Já houve, inclusive, de acordo com o representante da primeira promotoria, casos no município de Campos Novos, em que o poder público foi acionado judicialmente a garantir os cuidados de determinada pessoa que não tinha familiares ou não havia condições de darem o suporte necessário.
Fernando Wiggers citou o Cras, Creas e Conselho Municipal do Idoso, como órgãos que devem ser acionados no caso de garantir a proteção e assegurar que os direitos do idoso não sejam violados. Podem ocorrer casos em que mesmo tendo condições, a família se recuse a amparar o seu idoso. Desta forma o município deve se responsabilizar, porém, poderá cobrar da família, os custos por este atendimento.
Infelizmente, situações de negligência da família em relação ao amparo de idosos são demandas cada vez mais presentes na sociedade. A situação pode se agravar com o aumento da longevidade e número de filhos cada vez menor. “Essa é uma situação que tem se mostrado bastante comum até, não só em Campos Novos, mas no estado e no Brasil inteiro. O censo tem mostrado que a população vem envelhecendo, a estrutura das famílias já mudou bastante, o número de filhos é menor e a longevidade das pessoas é maior. Nós temos um número maior de idosos e isso faz com que aumento este tipo de demanda. Além do número maior de idosos, temos menos descendentes, o que implica no agravamento da situação, em que vão ter idosos sem condições de se manterem sozinhos”, enfatizou Promotor Fernando.
Fernando Wiggers deixou ainda um alerta aos familiares que buscam por atendimento aos seus idosos. “Às vezes na ânsia de querer de se livrar do idoso, a família acaba repassando para algumas pessoas que em alguns casos, não tem condições de oferecer os cuidados adequados.
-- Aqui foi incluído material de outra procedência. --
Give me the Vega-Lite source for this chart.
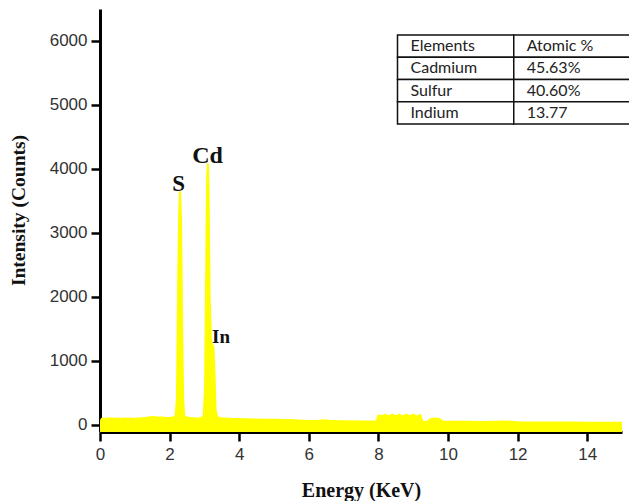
{
  "$schema": "https://vega.github.io/schema/vega-lite/v6.json",
  "width": 522,
  "height": 423,
  "autosize": "none",
  "padding": {"left": 100, "top": 9, "right": 7, "bottom": 69},
  "background": "white",
  "config": {"view": {"stroke": null}},
  "datasets": {
    "spectrum": [
      {"energy": 0, "counts": 40}, {"energy": 0.05, "counts": 95}, {"energy": 0.1, "counts": 100},
      {"energy": 0.2, "counts": 95}, {"energy": 0.3, "counts": 105}, {"energy": 0.4, "counts": 98},
      {"energy": 0.5, "counts": 100}, {"energy": 0.6, "counts": 95}, {"energy": 0.7, "counts": 102},
      {"energy": 0.8, "counts": 96}, {"energy": 0.9, "counts": 100}, {"energy": 1.0, "counts": 95},
      {"energy": 1.1, "counts": 100}, {"energy": 1.2, "counts": 105}, {"energy": 1.3, "counts": 110},
      {"energy": 1.4, "counts": 118}, {"energy": 1.5, "counts": 125}, {"energy": 1.6, "counts": 120},
      {"energy": 1.7, "counts": 118}, {"energy": 1.8, "counts": 115}, {"energy": 1.9, "counts": 110},
      {"energy": 2.0, "counts": 112}, {"energy": 2.1, "counts": 118}, {"energy": 2.17, "counts": 130},
      {"energy": 2.21, "counts": 400}, {"energy": 2.25, "counts": 2400}, {"energy": 2.28, "counts": 3400},
      {"energy": 2.30, "counts": 3650}, {"energy": 2.33, "counts": 3200}, {"energy": 2.36, "counts": 1500},
      {"energy": 2.39, "counts": 400}, {"energy": 2.42, "counts": 140}, {"energy": 2.5, "counts": 115},
      {"energy": 2.6, "counts": 108}, {"energy": 2.7, "counts": 105}, {"energy": 2.8, "counts": 100},
      {"energy": 2.9, "counts": 105}, {"energy": 2.98, "counts": 140}, {"energy": 3.02, "counts": 600},
      {"energy": 3.06, "counts": 2900}, {"energy": 3.08, "counts": 3900}, {"energy": 3.10, "counts": 4090},
      {"energy": 3.12, "counts": 3700}, {"energy": 3.15, "counts": 2000}, {"energy": 3.19, "counts": 1300},
      {"energy": 3.23, "counts": 1250}, {"energy": 3.26, "counts": 1220}, {"energy": 3.29, "counts": 800},
      {"energy": 3.32, "counts": 250}, {"energy": 3.36, "counts": 130}, {"energy": 3.45, "counts": 105},
      {"energy": 3.6, "counts": 100}, {"energy": 3.8, "counts": 95}, {"energy": 4.0, "counts": 92},
      {"energy": 4.2, "counts": 90}, {"energy": 4.5, "counts": 85}, {"energy": 4.8, "counts": 82},
      {"energy": 5.0, "counts": 80}, {"energy": 5.3, "counts": 76}, {"energy": 5.6, "counts": 72},
      {"energy": 6.0, "counts": 62}, {"energy": 6.3, "counts": 65}, {"energy": 6.5, "counts": 75},
      {"energy": 6.6, "counts": 60}, {"energy": 7.0, "counts": 57}, {"energy": 7.5, "counts": 55},
      {"energy": 7.95, "counts": 55}, {"energy": 8.0, "counts": 150}, {"energy": 8.1, "counts": 135},
      {"energy": 8.2, "counts": 160}, {"energy": 8.3, "counts": 130}, {"energy": 8.4, "counts": 160},
      {"energy": 8.5, "counts": 135}, {"energy": 8.6, "counts": 160}, {"energy": 8.7, "counts": 130},
      {"energy": 8.8, "counts": 160}, {"energy": 8.9, "counts": 135}, {"energy": 9.0, "counts": 160},
      {"energy": 9.1, "counts": 130}, {"energy": 9.2, "counts": 155}, {"energy": 9.27, "counts": 50},
      {"energy": 9.4, "counts": 48}, {"energy": 9.5, "counts": 90}, {"energy": 9.6, "counts": 100},
      {"energy": 9.75, "counts": 95}, {"energy": 9.85, "counts": 55}, {"energy": 10.0, "counts": 52},
      {"energy": 10.5, "counts": 50}, {"energy": 11.0, "counts": 48}, {"energy": 11.4, "counts": 52},
      {"energy": 11.6, "counts": 56}, {"energy": 11.8, "counts": 50}, {"energy": 12.0, "counts": 44},
      {"energy": 12.5, "counts": 40}, {"energy": 13.0, "counts": 38}, {"energy": 13.5, "counts": 38},
      {"energy": 14.0, "counts": 36}, {"energy": 14.5, "counts": 36}, {"energy": 15.0, "counts": 36}
    ],
    "peaks": [
      {"label": "S", "energy": 2.26, "counts": 3760, "size": 23},
      {"label": "Cd", "energy": 3.09, "counts": 4205, "size": 24},
      {"label": "In", "energy": 3.48, "counts": 1367, "size": 19}
    ],
    "table": [
      {"row": 0, "col": "Elements", "text": "Elements"},
      {"row": 0, "col": "Atomic %", "text": "Atomic %"},
      {"row": 1, "col": "Elements", "text": "Cadmium"},
      {"row": 1, "col": "Atomic %", "text": "45.63%"},
      {"row": 2, "col": "Elements", "text": "Sulfur"},
      {"row": 2, "col": "Atomic %", "text": "40.60%"},
      {"row": 3, "col": "Elements", "text": "Indium"},
      {"row": 3, "col": "Atomic %", "text": "13.77"}
    ]
  },
  "layer": [
    {
      "layer": [
        {
          "data": {"name": "spectrum"},
          "mark": {"type": "area", "color": "#ffff00", "interpolate": "linear", "clip": true},
          "encoding": {
            "x": {
              "field": "energy", "type": "quantitative",
              "scale": {"domain": [0, 15], "nice": false, "zero": false},
              "axis": {
                "title": "Energy (KeV)",
                "values": [0,1,2,3,4,5,6,7,8,9,10,11,12,13,14,15],
                "labelExpr": "datum.value % 2 === 0 ? datum.label : ''",
                "grid": false,
                "domainColor": "#000", "domainWidth": 3,
                "tickColor": "#000", "tickWidth": 2.5,
                "tickSize": {"condition": {"test": "datum.value % 2 === 0", "value": 9}, "value": 5},
                "labelFont": "Liberation Sans", "labelFontSize": 17, "labelColor": "#333",
                "labelPadding": 5, "labelFlush": false, "labelOverlap": false,
                "titleFont": "Liberation Serif", "titleFontSize": 20, "titleFontWeight": "bold",
                "titleColor": "#111", "titleY": 58, "titleBaseline": "middle"
              }
            },
            "y": {
              "field": "counts", "type": "quantitative",
              "scale": {"domain": [-110, 6500], "nice": false, "zero": false},
              "axis": {
                "title": "Intensity (Counts)",
                "values": [0,500,1000,1500,2000,2500,3000,3500,4000,4500,5000,5500,6000,6500],
                "labelExpr": "datum.value % 1000 === 0 && datum.value <= 6000 ? datum.label : ''",
                "format": "d",
                "grid": false,
                "domainColor": "#000", "domainWidth": 3,
                "tickColor": "#000", "tickWidth": 2.5,
                "tickSize": {"condition": {"test": "datum.value % 1000 === 0", "value": 9}, "value": 5},
                "labelFont": "Liberation Sans", "labelFontSize": 17, "labelColor": "#333",
                "labelPadding": 4, "labelFlush": false, "labelOverlap": false,
                "titleFont": "Liberation Serif", "titleFontSize": 19.5, "titleFontWeight": "bold",
                "titleColor": "#111", "titleX": -82, "titleY": 201,
                "titleAngle": -90, "titleAlign": "center", "titleBaseline": "middle"
              }
            },
            "y2": {"datum": -110}
          }
        },
        {
          "data": {"name": "spectrum"},
          "mark": {"type": "line", "color": "#ffff00", "strokeWidth": 2, "clip": true},
          "encoding": {
            "x": {"field": "energy", "type": "quantitative"},
            "y": {"field": "counts", "type": "quantitative"}
          }
        },
        {
          "data": {"name": "peaks"},
          "mark": {"type": "text", "font": "Liberation Serif", "fontWeight": "bold", "color": "#111", "baseline": "middle", "align": "center"},
          "encoding": {
            "x": {"field": "energy", "type": "quantitative"},
            "y": {"field": "counts", "type": "quantitative"},
            "text": {"field": "label"},
            "size": {"field": "size", "type": "quantitative", "scale": null}
          }
        }
      ]
    },
    {
      "data": {"name": "table"},
      "layer": [
        {
          "mark": {"type": "rect", "fill": "white", "stroke": "#111", "strokeWidth": 1.5},
          "encoding": {
            "x": {
              "field": "col", "type": "nominal",
              "scale": {"type": "band", "domain": ["Elements", "Atomic %"], "range": [297.5, 530], "paddingInner": 0, "paddingOuter": 0},
              "axis": null
            },
            "y": {
              "field": "row", "type": "ordinal",
              "scale": {"type": "band", "domain": [0, 1, 2, 3], "range": [26, 115], "paddingInner": 0, "paddingOuter": 0},
              "axis": null
            }
          }
        },
        {
          "mark": {"type": "text", "font": "Lato", "fontSize": 16, "color": "#222", "align": "left", "baseline": "middle", "dx": 13},
          "encoding": {
            "x": {"field": "col", "type": "nominal", "bandPosition": 0, "axis": null},
            "y": {"field": "row", "type": "ordinal", "bandPosition": 0.5, "axis": null},
            "text": {"field": "text"}
          }
        }
      ]
    }
  ],
  "resolve": {"scale": {"x": "independent", "y": "independent"}, "axis": {"x": "independent", "y": "independent"}}
}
Já tivemos situações de pessoas que assumiram responsabilidade pelo idoso, mas na prática não se mostraram capazes de realizar o atendimento”.
Para o promotor, cada vez mais os municípios estão tendo que assumir responsabilidades, sem que o legislador federal dê o suporte necessário. “São situações extremamente delicadas, porque a gente sabe também das dificuldades do poder público municipal de assumir esse ônus, até por conta da quantidade de atribuições que aumentam cada vez mais, sem que o legislador federal repasse os recursos para que haja condições desempenhar bem a função. Nós temos deficiência não só na questão dos idosos, mas na saúde, educação e no amparo às crianças e adolescentes. O poder público municipal acaba algumas vezes não dando conta do fazer o que é preciso dentro do que a lei imagina, mas a gente tenta dar todo o suporte necessário quando toma conhecimento de alguma situação específica”, finalizou Fernando Wiggers.